(Data section):
=-=-=

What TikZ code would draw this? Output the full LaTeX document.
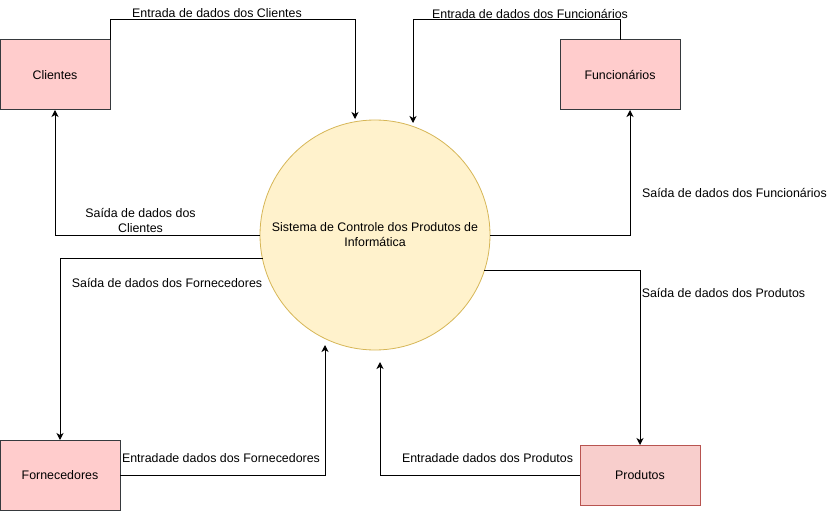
\documentclass[tikz,border=0pt]{standalone}
\usepackage{fontspec}
\setmainfont{Liberation Sans}
\usetikzlibrary{arrows.meta}
\definecolor{boxfill}{HTML}{FFCCCC}
\definecolor{boxline}{HTML}{36393D}
\definecolor{prodfill}{HTML}{F8CECC}
\definecolor{prodline}{HTML}{B85450}
\definecolor{sysfill}{HTML}{FFF2CC}
\definecolor{sysline}{HTML}{D6B656}
\begin{document}
\begin{tikzpicture}[x=1pt,y=-1pt,
  every node/.style={font=\fontsize{12.4pt}{14pt}\selectfont},
  entity/.style={draw=boxline,fill=boxfill,line width=1pt,minimum width=110pt,minimum height=70pt,inner sep=0pt,outer sep=0pt},
  process/.style={circle,draw=sysline,fill=sysfill,line width=0.8pt,minimum size=230pt,inner sep=0pt,outer sep=0pt,align=center},
  flow/.style={draw=black,line width=1pt,-{Stealth[length=7pt,width=7pt,inset=2pt]}},
  lbl/.style={inner sep=0pt,anchor=center,align=center}]
\useasboundingbox (0,0) rectangle (831,511);
% nodes
\node[process] (sys) at (375,235) {Sistema de Controle dos Produtos de\\[1pt]Informática};
\node[entity] (cli) at (55,75) {Clientes};
\node[entity,minimum width=120pt] (fun) at (620,75) {Funcionários};
\node[entity,minimum width=120pt] (forn) at (60,475) {Fornecedores};
\node[entity,draw=prodline,fill=prodfill,minimum width=120pt,minimum height=60pt] (prod) at (640,475) {Produtos};
% free ends
\coordinate (inCli) at (355,119);
\coordinate (inFun) at (413,123);
\coordinate (inForn) at (325,345);
\coordinate (inProd) at (380,362);
% connectors
\draw[flow] (cli.north east) -- (110,20) -| (inCli);
\draw[flow] (fun.north) -- (620,20) -| (inFun);
\draw[flow] (sys.west) -| (cli.south);
\draw[flow] (sys.east) -| ([xshift=10pt]fun.south);
\draw[flow] (sys.192.56) -| (forn.north);
\draw[flow] (forn.east) -| (inForn);
\draw[flow] (prod.west) -| (inProd);
\draw[flow] (sys.342.3) -| (prod.north);
% labels
\node[lbl] (l1) at (217,13.5) {Entrada de dados dos Clientes};
\node[lbl] (l2) at (530,13.5) {Entrada de dados dos Funcionários};
\node[lbl] (l3) at (140.5,220) {Saída de dados dos\\[1pt]Clientes};
\node[lbl] (l4) at (734.5,193) {Saída de dados dos Funcionários};
\node[lbl] (l5) at (167,283) {Saída de dados dos Fornecedores};
\node[lbl] (l6) at (221,458) {Entradade dados dos Fornecedores};
\node[lbl] (l7) at (487.5,458) {Entradade dados dos Produtos};
\node[lbl] (l8) at (723.5,293) {Saída de dados dos Produtos};
\end{tikzpicture}
\end{document}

=-=-=

(What is needed): Write out each line again precisely as it appears, skipping every picture.

(The solution):
What TikZ code would draw this? Output the full LaTeX document.
\documentclass[tikz,border=0pt]{standalone}
\usepackage{fontspec}
\setmainfont{Liberation Sans}
\usetikzlibrary{arrows.meta}
\definecolor{boxfill}{HTML}{FFCCCC}
\definecolor{boxline}{HTML}{36393D}
\definecolor{prodfill}{HTML}{F8CECC}
\definecolor{prodline}{HTML}{B85450}
\definecolor{sysfill}{HTML}{FFF2CC}
\definecolor{sysline}{HTML}{D6B656}
\begin{document}
\begin{tikzpicture}[x=1pt,y=-1pt,
  every node/.style={font=\fontsize{12.4pt}{14pt}\selectfont},
  entity/.style={draw=boxline,fill=boxfill,line width=1pt,minimum width=110pt,minimum height=70pt,inner sep=0pt,outer sep=0pt},
  process/.style={circle,draw=sysline,fill=sysfill,line width=0.8pt,minimum size=230pt,inner sep=0pt,outer sep=0pt,align=center},
  flow/.style={draw=black,line width=1pt,-{Stealth[length=7pt,width=7pt,inset=2pt]}},
  lbl/.style={inner sep=0pt,anchor=center,align=center}]
\useasboundingbox (0,0) rectangle (831,511);
% nodes
\node[process] (sys) at (375,235) {Sistema de Controle dos Produtos de\\[1pt]Informática};
\node[entity] (cli) at (55,75) {Clientes};
\node[entity,minimum width=120pt] (fun) at (620,75) {Funcionários};
\node[entity,minimum width=120pt] (forn) at (60,475) {Fornecedores};
\node[entity,draw=prodline,fill=prodfill,minimum width=120pt,minimum height=60pt] (prod) at (640,475) {Produtos};
% free ends
\coordinate (inCli) at (355,119);
\coordinate (inFun) at (413,123);
\coordinate (inForn) at (325,345);
\coordinate (inProd) at (380,362);
% connectors
\draw[flow] (cli.north east) -- (110,20) -| (inCli);
\draw[flow] (fun.north) -- (620,20) -| (inFun);
\draw[flow] (sys.west) -| (cli.south);
\draw[flow] (sys.east) -| ([xshift=10pt]fun.south);
\draw[flow] (sys.192.56) -| (forn.north);
\draw[flow] (forn.east) -| (inForn);
\draw[flow] (prod.west) -| (inProd);
\draw[flow] (sys.342.3) -| (prod.north);
% labels
\node[lbl] (l1) at (217,13.5) {Entrada de dados dos Clientes};
\node[lbl] (l2) at (530,13.5) {Entrada de dados dos Funcionários};
\node[lbl] (l3) at (140.5,220) {Saída de dados dos\\[1pt]Clientes};
\node[lbl] (l4) at (734.5,193) {Saída de dados dos Funcionários};
\node[lbl] (l5) at (167,283) {Saída de dados dos Fornecedores};
\node[lbl] (l6) at (221,458) {Entradade dados dos Fornecedores};
\node[lbl] (l7) at (487.5,458) {Entradade dados dos Produtos};
\node[lbl] (l8) at (723.5,293) {Saída de dados dos Produtos};
\end{tikzpicture}
\end{document}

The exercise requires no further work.